On Tue, Nov 13, 2012 at 09:11:09AM +0000, Arnd Bergmann wrote:
On Tuesday 13 November 2012, Rob Clark wrote:
right, that is what I was worried about.. but what about something along the lines of:
case 8: { \ if (sizeof(x) < 8) \ __get_user_x(__r2, __p, __e, __l, 4); \ else \ __get_user_x(__r2, __p, __e, __l, 8); \ break; \ } \
I guess that's still broken if x is 8 or 16 bits wide.
Actually, it isn't - because if x is 8 or 16 bits wide, and we load a 32-bit quantity, all that follows is a narrowing cast which is exactly what happens today. We don't have a problem with register allocation like we have in the 32-bit x vs 64-bit pointer target type, which is what the above code works around.
maybe we need a special variant of __get_user_8() instead to get the right 32bits on big vs little endian systems, but I think something roughly along these lines could work.
Or maybe in sizeof(x)<8 case, we just __get_user_bad().. I'm not 100% sure on whether this is supposed to be treated as an error case at compile time or not.
We know that nobody is using that at the moment, so we could define it to be a compile-time error.
But I still think this is a pointless exercise, a number of people have concluded independently that it's not worth trying to come up with a solution, whether one exists or not. Why can't you just use copy_from_user() anyway?
You're missing something; that is one of the greatest powers of open source. The many eyes (and minds) effect. Someone out there probably has a solution to whatever problem, the trick is to find that person. :)
I think we have a working solution for this for ARM. It won't be suitable for every arch, where they have 8-bit and 16-bit registers able to be allocated by the compiler, but for architectures where the minimum register size is 32-bit, what we have below should work.
In other words, I don't think this will work for x86-32 where ax, al, ah as well as eax are still available.
What I have currently in my test file, which appears to work correctly, is (bear in mind this is based upon an older version of get_user() which pre-dates Will's cleanups):
#define __get_user_x(__r2,__p,__e,__s,__i...) \ __asm__ __volatile__ ( \ "bl __get_user_" #__s \ : "=&r" (__e), "=r" (__r2) \ : "0" (__p) \ : __i, "cc")
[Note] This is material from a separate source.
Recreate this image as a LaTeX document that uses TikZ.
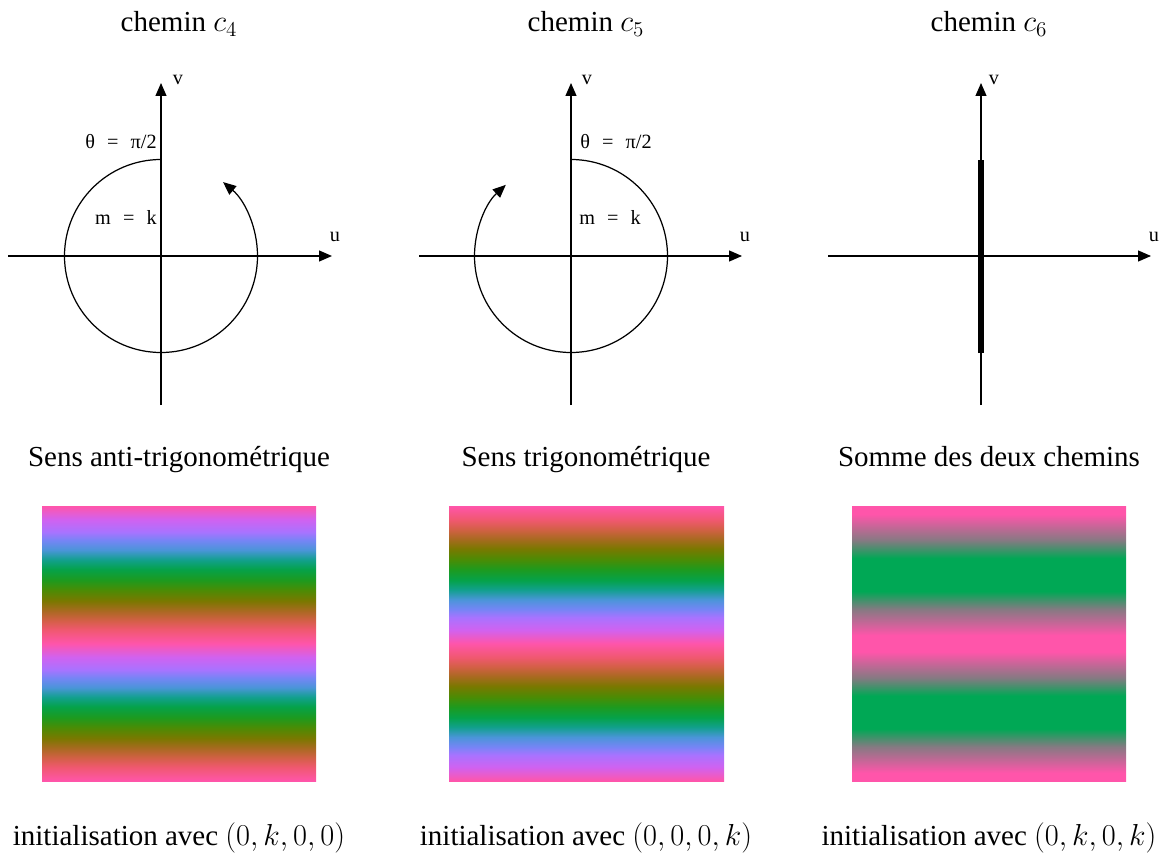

#ifdef BIG_ENDIAN #define __get_user_xb(__r2,__p,__e,__s,__i...) \ __get_user_x(__r2,(uintptr_t)__p + 4,__s,__i) #else #define __get_user_xb __get_user_x #endif
#define get_user(x,p) \ ({ \ register const typeof(*(p)) __user *__p asm("r0") = (p);\ register int __e asm("r0"); \ register typeof(x) __r2 asm("r2"); \ switch (sizeof(*(__p))) { \ case 1: \ __get_user_x(__r2, __p, __e, 1, "lr"); \ break; \ case 2: \ __get_user_x(__r2, __p, __e, 2, "r3", "lr"); \ break; \ case 4: \ __get_user_x(__r2, __p, __e, 4, "lr"); \ break; \ case 8: \ if (sizeof((x)) < 8) \ __get_user_xb(__r2, __p, __e, 4, "lr"); \ else \ __get_user_x(__r2, __p, __e, 8, "lr"); \ break; \ default: __e = __get_user_bad(); break; \ } \ x = (typeof(*(__p))) __r2; \ __e; \ })
Tested with 8, 16, 32, 64 ints, 32bit int with const p, pointers, const pointers, pointer to 64bit with 32bit target, pointer-to-const-pointer to non-const pointer (which should and does warn).